Peter Whiteford writes in The Conversation (16.11.20) about the federal Coalition’s bungled automated welfare debt recovery system, suggesting that a combination of community activism, journalistic investigation, political scrutiny and the legal aid system has ultimately provided a remedy to the system’s victims.

‘The Robodebt class action bought by Gordon Legal has been settled at a cost to the government of around $1.2 billion. According to federal Labor frontbencher Bill Shorten, this is the biggest class action in Australian legal history.

‘This comprised refunds of $721 million to 373,000 people, $112 million in compensation and $398 million in cancelled debts.

‘As is well-known, “Robodebt” is the label commonly applied to the initiative starting in 2016 designed to increase recoveries by government of “overpayments” made to social security recipients, retrospectively dating back to 2010.

‘… Essentially, the Robodebt fiasco arises from the very formulation of the policy. From the beginning, a central feature of the program was unlawful.

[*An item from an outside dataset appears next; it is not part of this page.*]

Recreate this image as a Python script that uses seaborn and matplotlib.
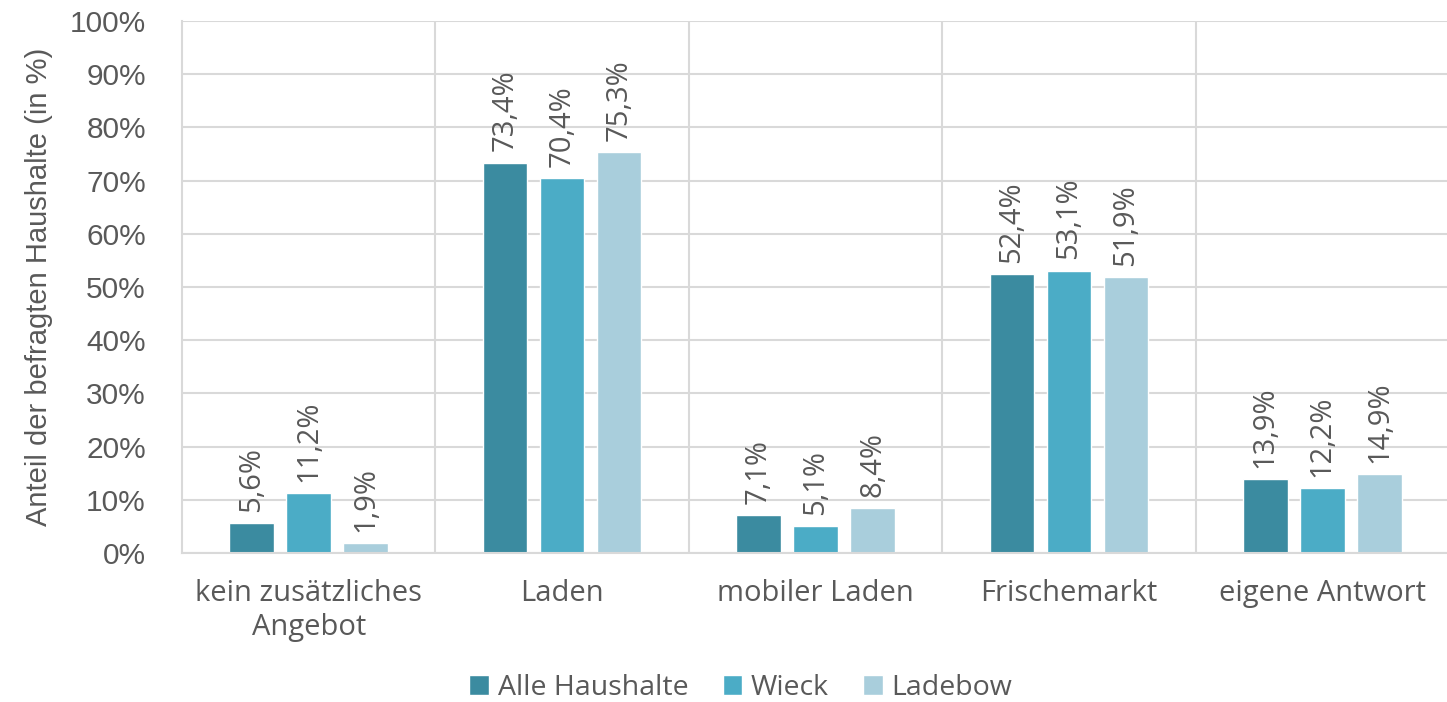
import numpy as np
import pandas as pd
import matplotlib
matplotlib.use('Agg')
import matplotlib.pyplot as plt
import seaborn as sns

kategorien = ['kein zusätzliches\nAngebot', 'Laden', 'mobiler Laden', 'Frischemarkt', 'eigene Antwort']
gruppen = ['Alle Haushalte', 'Wieck', 'Ladebow']
alle = [5.6, 73.4, 7.1, 52.4, 13.9]
wieck = [11.2, 70.4, 5.1, 53.1, 12.2]
ladebow = [1.9, 75.3, 8.4, 51.9, 14.9]
farben = ['#3B8BA0', '#4BACC6', '#A9CEDC']

df = pd.DataFrame({
    'Kategorie': kategorien * 3,
    'Gruppe': np.repeat(gruppen, len(kategorien)),
    'Wert': alle + wieck + ladebow,
})

sns.set_style('white')
plt.rcParams['font.family'] = ['Open Sans', 'DejaVu Sans']
textfarbe = '#595959'
gitter = '#D9D9D9'

fig = plt.figure(figsize=(14.47, 7.02), dpi=100)
ax = fig.add_axes([182 / 1447, 149 / 702, 1267 / 1447, 532 / 702])

sns.barplot(data=df, x='Kategorie', y='Wert', hue='Gruppe', palette=farben,
            width=0.675, gap=0.22, ax=ax, legend=True, saturation=1)

ax.set_ylim(0, 100)
ax.set_xlim(-0.5, 4.5)
ax.set_yticks(np.arange(0, 101, 10))
ax.set_yticklabels([f'{v}%' for v in range(0, 101, 10)], fontsize=21.5,
                   color=textfarbe, family='Liberation Sans')
ax.tick_params(axis='y', length=0, pad=26)
ax.tick_params(axis='x', length=0, pad=19, labelsize=21, labelcolor=textfarbe)
ax.grid(axis='y', color=gitter, linewidth=1.5)
ax.set_axisbelow(True)
for i in range(len(kategorien) - 1):
    ax.axvline(i + 0.5, color=gitter, linewidth=1.5, zorder=0)
for s in ['top', 'right']:
    ax.spines[s].set_visible(False)
for s in ['left', 'bottom']:
    ax.spines[s].set_color(gitter)
    ax.spines[s].set_linewidth(1.5)

ax.set_xlabel('')
ax.set_ylabel('Anteil der befragten Haushalte (in %)', fontsize=21, color=textfarbe,
              family='Liberation Sans', labelpad=12)

for cont, werte in zip(ax.containers, [alle, wieck, ladebow]):
    ax.bar_label(cont, labels=[f'{v:.1f}%'.replace('.', ',') for v in werte],
                 rotation=90, padding=8, fontsize=21, color=textfarbe)

handles, labels = ax.get_legend_handles_labels()
ax.legend_.remove()
fig.legend(handles, labels, loc='center', bbox_to_anchor=(0.512, 0.02), ncol=3,
           frameon=False, fontsize=20.5, handlelength=0.7, handleheight=0.7,
           handletextpad=0.3, columnspacing=1.2, labelcolor=textfarbe)

fig.savefig('out.png', dpi=100)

‘The unlawfulness does not relate to a legal technicality or a mistake in drafting. In brief, the “overpayments” the government recovered using income averaging were not overpayments. No one who understood the social security system and its governing legislation could have realistically thought they were.’


The Robodebt royal commission will tell us who’s to blame, but that’s just the start

Peter Whiteford writes in The Conversation (7.7.23) about the release of the report from the ‘Robodebt’ royal commission, noting that the scheme affected hundreds of thousands of people and has ‘undercut trust in our political and social welfare systems’.

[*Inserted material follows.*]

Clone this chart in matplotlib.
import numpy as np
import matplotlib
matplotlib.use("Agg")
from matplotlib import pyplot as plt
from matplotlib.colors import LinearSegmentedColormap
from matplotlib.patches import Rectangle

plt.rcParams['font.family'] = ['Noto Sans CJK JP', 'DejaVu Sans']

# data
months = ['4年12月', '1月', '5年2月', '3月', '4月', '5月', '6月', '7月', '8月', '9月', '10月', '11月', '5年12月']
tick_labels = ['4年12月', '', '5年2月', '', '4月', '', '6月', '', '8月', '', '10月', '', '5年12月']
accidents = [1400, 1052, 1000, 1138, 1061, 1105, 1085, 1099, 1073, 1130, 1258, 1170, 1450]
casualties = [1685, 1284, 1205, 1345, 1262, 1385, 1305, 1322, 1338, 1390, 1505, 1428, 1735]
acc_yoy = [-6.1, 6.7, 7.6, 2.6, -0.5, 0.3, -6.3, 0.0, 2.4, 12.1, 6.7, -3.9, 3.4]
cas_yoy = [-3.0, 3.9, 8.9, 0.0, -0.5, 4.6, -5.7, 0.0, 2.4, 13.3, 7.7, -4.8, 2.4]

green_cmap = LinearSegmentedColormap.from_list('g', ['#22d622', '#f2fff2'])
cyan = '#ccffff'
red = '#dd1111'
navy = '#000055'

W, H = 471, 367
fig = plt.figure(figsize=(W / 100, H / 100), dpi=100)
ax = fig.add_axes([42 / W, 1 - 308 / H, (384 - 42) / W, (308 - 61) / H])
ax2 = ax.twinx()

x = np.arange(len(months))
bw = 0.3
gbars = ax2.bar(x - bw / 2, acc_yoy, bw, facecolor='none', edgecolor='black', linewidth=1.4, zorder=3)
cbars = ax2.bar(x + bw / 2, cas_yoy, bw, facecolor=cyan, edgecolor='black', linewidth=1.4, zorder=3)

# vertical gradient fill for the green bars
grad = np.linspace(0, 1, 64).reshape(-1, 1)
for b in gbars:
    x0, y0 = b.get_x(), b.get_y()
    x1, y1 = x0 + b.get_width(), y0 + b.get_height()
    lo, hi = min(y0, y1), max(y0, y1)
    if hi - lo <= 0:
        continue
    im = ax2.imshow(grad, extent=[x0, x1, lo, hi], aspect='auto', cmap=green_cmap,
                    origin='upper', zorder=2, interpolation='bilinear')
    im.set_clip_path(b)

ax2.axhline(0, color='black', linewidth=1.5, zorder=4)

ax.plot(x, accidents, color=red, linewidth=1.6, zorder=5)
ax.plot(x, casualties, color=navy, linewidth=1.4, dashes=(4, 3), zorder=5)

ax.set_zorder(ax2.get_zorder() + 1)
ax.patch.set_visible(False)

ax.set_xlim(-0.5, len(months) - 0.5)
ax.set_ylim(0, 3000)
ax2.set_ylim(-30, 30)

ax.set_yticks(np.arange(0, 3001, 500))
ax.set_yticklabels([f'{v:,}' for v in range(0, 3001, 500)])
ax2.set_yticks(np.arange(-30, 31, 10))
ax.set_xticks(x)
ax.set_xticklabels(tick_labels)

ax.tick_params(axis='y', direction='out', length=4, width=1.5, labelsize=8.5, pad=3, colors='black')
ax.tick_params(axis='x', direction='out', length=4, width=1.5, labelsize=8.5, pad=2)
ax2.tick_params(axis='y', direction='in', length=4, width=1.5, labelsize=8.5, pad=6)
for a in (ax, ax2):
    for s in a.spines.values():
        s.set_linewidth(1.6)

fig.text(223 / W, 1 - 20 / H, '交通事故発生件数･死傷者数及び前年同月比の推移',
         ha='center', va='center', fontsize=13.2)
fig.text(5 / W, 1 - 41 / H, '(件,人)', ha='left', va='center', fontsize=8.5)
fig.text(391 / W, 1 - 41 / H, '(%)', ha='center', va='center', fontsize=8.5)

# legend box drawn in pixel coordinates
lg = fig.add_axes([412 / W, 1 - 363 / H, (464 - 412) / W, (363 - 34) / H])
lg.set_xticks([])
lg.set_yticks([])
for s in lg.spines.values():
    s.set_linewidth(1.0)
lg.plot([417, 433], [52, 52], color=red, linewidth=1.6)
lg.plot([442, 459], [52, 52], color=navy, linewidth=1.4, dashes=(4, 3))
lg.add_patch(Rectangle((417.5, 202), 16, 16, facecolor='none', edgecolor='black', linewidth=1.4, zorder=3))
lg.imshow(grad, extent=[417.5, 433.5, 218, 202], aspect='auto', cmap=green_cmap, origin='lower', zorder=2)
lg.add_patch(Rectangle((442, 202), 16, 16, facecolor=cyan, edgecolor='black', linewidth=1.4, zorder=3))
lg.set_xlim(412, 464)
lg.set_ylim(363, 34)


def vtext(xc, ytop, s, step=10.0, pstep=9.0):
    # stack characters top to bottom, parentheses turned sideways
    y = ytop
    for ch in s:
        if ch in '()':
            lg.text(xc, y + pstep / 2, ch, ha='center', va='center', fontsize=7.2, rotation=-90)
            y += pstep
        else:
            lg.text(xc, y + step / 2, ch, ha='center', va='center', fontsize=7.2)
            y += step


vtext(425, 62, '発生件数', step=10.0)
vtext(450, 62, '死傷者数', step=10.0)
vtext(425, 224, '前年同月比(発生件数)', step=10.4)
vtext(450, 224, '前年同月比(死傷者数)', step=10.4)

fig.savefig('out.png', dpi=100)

‘Today will be a moment of truth for hundreds of thousands of Australians and for what the federal court has condemned as a “shameful chapter” in Australian public administration.

‘This morning, the Governor-General will be presented with the final report of the royal commission into the automated debt-recovery system known as Robodebt.

‘Announced in the lead-up to the 2016 federal election by the then treasurer, Scott Morrison, and then social security minister Christian Porter, the scheme promised to save the budget $2 billion with smarter use of technology to “better manage our social welfare system and ensure that every dollar goes to those who need it most”.

‘Instead, the court found the Commonwealth simply asserted that some 433,000 Australian benefit recipients owed it back money – calculations it later admitted “did not have a proper legal basis”.

‘… Identifying the reforms to public administration and political practice that are needed will be the most important things to look for in the report. We have to make sure Robodebt can’t happen again.’